Henry Wriothesley, 3rd Earl of Southampton, was an English nobleman who would probably have been forgotten had it not been for one distinction – the fact he was Shakespeare’s patron.
Two of Shakespeare’s long poems were dedicated to Henry Wriothesley, who became a patron of Shakespeare, and some scholars also believe that he is the ‘fair youth’ of Shakespeare’s sonnets. Students in classrooms around the world are not given much information about the 3rd Earl of Southampton apart from these snippets – and his presence in our consciousness is confined to his association with Shakespeare.
It’s hard to imagine, but while he was acting and writing plays one of Shakespeare’s ambitions was to be a poet. The man who became the greatest poet of Western culture, and most likely of all time, was an aspiring poet and thought about himself in that way. Writing plays was a trade, and hence the description ‘playwright,’ which put play writers on the same level as wheelwrights – the artisans who made wheels. But the description ‘poet,’ on the other hand, had some respectability.

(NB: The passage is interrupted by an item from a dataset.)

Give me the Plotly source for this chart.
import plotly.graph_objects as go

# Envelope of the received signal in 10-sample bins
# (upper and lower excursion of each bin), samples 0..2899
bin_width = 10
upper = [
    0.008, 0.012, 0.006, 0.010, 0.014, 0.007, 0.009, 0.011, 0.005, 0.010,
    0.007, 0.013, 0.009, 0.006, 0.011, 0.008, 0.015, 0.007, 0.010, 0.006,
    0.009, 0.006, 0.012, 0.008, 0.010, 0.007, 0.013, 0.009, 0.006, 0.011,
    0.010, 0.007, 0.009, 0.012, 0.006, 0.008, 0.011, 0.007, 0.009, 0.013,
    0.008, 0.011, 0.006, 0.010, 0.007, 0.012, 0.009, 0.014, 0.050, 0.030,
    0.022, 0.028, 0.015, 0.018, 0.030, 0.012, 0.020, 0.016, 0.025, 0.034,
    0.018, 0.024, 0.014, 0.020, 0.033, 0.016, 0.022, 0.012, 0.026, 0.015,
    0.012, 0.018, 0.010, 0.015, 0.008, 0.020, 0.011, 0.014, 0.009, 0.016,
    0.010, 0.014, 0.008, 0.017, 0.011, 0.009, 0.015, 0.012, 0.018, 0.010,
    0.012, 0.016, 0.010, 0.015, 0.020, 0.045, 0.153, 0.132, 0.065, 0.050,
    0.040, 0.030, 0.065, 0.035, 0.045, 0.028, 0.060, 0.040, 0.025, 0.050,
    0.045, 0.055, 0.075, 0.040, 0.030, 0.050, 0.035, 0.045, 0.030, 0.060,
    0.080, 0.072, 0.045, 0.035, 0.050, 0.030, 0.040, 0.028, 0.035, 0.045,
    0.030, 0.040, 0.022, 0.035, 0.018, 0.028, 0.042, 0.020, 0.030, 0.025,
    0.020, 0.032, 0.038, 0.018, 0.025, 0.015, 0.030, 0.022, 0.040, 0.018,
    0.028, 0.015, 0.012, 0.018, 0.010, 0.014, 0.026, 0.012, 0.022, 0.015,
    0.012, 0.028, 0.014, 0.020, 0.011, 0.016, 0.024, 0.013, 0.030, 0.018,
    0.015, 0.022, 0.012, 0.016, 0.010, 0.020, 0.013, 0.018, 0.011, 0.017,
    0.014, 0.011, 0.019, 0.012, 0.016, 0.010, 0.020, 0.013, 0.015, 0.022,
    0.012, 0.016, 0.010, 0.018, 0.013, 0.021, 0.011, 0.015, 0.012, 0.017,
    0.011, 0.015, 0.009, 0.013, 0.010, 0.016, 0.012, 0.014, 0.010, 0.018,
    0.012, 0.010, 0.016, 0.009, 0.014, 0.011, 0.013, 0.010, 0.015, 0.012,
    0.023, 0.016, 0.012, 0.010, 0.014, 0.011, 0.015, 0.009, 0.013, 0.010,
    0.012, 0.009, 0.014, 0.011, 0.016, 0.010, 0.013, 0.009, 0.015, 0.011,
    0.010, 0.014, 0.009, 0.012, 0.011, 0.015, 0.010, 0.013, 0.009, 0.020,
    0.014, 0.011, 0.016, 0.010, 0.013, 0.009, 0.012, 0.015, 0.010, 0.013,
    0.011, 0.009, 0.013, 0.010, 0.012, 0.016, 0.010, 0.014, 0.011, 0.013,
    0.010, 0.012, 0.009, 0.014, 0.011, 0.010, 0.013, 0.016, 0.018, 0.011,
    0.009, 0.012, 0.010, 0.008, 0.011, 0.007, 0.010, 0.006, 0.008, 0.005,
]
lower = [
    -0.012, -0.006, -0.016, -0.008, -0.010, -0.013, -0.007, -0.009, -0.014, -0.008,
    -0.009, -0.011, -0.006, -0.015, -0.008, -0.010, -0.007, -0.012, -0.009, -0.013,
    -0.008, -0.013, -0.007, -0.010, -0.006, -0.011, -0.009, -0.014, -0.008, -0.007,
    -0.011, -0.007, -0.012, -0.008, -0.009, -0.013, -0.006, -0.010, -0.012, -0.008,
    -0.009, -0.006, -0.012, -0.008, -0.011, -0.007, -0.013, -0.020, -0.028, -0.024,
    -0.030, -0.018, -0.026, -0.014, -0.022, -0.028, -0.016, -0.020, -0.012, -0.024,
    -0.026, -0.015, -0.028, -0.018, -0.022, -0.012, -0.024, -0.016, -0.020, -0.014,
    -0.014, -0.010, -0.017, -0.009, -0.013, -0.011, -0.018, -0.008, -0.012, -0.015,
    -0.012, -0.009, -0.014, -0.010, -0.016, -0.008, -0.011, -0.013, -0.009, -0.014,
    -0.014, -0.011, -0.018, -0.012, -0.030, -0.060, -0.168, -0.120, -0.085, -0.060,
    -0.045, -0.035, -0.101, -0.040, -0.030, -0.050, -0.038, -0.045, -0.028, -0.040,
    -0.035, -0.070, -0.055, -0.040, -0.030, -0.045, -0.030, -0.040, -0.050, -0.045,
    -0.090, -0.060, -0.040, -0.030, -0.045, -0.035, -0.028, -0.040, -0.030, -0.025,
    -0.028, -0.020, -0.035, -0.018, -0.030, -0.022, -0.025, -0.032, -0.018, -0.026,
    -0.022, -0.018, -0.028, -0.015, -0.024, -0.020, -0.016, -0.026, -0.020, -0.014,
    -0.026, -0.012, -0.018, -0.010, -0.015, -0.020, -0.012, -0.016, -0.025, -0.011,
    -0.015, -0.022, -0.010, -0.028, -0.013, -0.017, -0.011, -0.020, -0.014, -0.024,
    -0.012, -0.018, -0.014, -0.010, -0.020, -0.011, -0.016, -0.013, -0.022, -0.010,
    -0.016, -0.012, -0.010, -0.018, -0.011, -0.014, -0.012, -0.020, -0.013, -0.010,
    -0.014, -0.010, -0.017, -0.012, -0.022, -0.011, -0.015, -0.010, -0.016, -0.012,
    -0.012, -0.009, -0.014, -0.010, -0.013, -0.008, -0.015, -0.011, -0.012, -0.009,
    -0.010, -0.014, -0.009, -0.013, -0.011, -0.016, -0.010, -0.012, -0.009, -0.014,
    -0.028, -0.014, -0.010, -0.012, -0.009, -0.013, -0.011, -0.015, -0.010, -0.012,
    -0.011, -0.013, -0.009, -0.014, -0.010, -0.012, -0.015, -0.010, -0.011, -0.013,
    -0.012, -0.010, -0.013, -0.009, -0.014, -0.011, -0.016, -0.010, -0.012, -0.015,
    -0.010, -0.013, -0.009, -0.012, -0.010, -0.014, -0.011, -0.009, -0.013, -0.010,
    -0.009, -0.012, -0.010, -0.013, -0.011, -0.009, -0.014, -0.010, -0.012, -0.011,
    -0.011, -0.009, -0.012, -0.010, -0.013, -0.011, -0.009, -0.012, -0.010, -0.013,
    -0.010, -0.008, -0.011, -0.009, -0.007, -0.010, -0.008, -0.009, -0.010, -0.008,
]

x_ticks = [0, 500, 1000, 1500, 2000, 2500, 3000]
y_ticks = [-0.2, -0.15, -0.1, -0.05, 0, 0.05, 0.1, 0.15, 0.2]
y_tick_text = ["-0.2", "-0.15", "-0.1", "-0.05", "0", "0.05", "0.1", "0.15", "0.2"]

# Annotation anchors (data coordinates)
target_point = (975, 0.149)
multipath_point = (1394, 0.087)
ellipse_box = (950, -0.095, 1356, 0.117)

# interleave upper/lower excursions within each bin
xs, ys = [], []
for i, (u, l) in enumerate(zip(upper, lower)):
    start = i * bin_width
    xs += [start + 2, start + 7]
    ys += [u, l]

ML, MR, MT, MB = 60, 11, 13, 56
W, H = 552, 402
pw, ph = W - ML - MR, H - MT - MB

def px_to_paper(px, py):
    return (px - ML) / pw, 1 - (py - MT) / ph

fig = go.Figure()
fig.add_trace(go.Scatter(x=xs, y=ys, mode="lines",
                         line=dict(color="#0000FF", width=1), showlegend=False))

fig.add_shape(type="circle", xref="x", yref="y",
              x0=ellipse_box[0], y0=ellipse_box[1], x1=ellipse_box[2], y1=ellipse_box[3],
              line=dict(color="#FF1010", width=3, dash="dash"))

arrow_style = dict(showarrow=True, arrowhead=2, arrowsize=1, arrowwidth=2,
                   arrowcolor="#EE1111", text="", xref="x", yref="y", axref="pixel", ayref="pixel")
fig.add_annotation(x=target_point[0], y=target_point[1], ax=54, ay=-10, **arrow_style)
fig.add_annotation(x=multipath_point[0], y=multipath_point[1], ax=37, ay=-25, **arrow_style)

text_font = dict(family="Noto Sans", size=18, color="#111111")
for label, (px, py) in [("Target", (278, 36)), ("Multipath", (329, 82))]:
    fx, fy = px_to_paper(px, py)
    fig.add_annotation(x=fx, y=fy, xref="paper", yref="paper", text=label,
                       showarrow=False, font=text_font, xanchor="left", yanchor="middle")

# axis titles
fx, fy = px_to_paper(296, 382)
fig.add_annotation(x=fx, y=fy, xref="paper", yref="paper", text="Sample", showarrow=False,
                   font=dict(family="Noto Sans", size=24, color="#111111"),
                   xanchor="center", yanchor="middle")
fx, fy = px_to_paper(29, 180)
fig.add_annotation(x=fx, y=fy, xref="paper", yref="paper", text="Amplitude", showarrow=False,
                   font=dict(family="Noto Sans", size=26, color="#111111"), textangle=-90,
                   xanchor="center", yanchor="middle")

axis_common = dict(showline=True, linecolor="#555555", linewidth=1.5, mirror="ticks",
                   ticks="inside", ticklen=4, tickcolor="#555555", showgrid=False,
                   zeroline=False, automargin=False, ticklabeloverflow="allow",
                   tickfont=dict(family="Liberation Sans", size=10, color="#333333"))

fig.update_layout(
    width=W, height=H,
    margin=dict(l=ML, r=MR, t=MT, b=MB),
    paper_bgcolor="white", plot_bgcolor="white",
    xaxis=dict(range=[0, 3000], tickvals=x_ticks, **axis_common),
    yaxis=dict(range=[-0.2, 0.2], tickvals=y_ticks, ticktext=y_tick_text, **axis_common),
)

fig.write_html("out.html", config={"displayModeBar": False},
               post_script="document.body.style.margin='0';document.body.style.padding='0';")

Although Shakespeare was making money in the theatre, being paid for his acting and play writing, in order to be recognised as a poet he had to obtain some attention from an aristocrat. It was common for poets to dedicate poems to a nobleman, and as Southampton was receptive to the attention of poets and patronised several, Shakespeare chose him as his patron.
Shakespeare dedicated his narrative poem Venus and Adonis to the Earl in 1593, and then, in 1594 he dedicated The Rape of Lucrece to him in very extravagant terms: ‘The love I dedicate to your lordship is without end … What I have done is yours; what I have to do is yours; being part in all I have, devoted yours.’
Southampton was an attractive and colourful character. He was a man of action and always ready to go out on campaigns for the queen, Elizabeth I. He fell out of favour however, and was sentenced to death. His friends petitioned on his behalf and his sentence was commuted to life imprisonment. After Elizabeth’s death King James reinstated him as a courtier. He was very much in favour with the king and he served him faithfully and fought a number of battles in his name. James rewarded him with several honours.
Southampton was also an accomplished businessman and became actively involved in enterprises in the new world, notably the Virginia Company, of which he was a leading director.
He continued as a patron of the arts – as well as Shakespeare’s patron – throughout his life and remained an enthusiastic theatre-goer until the end, which came in 1624 when he died of a fever at the age of 51.
Excellent synopsis of the Earl’s life and possible connection with Shakespeare.
OMG i’m so excited. I have just found through ancestry that William Wriothesley was one of my great grandparents. I will watch the film recommended to find out more information x
Have just watched the new film ‘All is True’ which suggests that Shakespeare and the Earl of Southampton were lovers. Not sure where the evidence is for this. The film is great but there are many, possibly imagined, revelations about Shakespeare ‘s life. Visually stunning and superbly acted but I think it is largely speculation.
The “evidence” is likely the language of many sonnets which were dedicated to Southampton. Shakespeare uses references to “love” often in many sonnets. Today we read “love” as suggesting romance or sex. In Shakespeare’s time it meant a high level of respect and did not connote the sexual meaning of today.
It’s really the tone, not just the occasional flippant mention of love. See sonnets 20, 52, 71, and 95. This essay, if you can even call it that, mentions a very watered down and, frankly, the most utterly boring version of Wriothesley’s life ever to be put to pen, and Charlotte Stopes exists. If the entire sequence consisted of, say, sonnets 1-17, then I might give you some credit, but you sound like Charlton Ogburn on a bad day, and that’s hardly a compliment.
The photography is stunning…I felt like I was breathing Tudor air…and I celebrate the return of Kenneth Baranagh to the big screen…I just watched the film twice and can’t wait to see it again. As an American unfamiliar with Shakespeare I think that this version has as much chance at being true as any other and it would seem that much of his life wasn’t documented so it’s anybody’s guess…I can’t imagine Kenneth going there if he didn’t think this was a real possibility…well done!
is this man connected to “call call me” in H. Mantells recent trilogy?
Hi, I am doing academic research into the link between Shakespeare and The Earl of Southampton. While reading your article I noticed a peculiar line….you wrote: ‘the fact he was Shakespeare’s patron’. Where is the source material for this fact? As far as I, and other researchers are aware, there is no evidence of any financial link between the Bard and the Earl.
Thank you for your time.
Well, at the time, the Bard was only known as a dramatist and a playwright. So, choosing the Earl to be his patron could only mean an act of gaining recognition as a poet.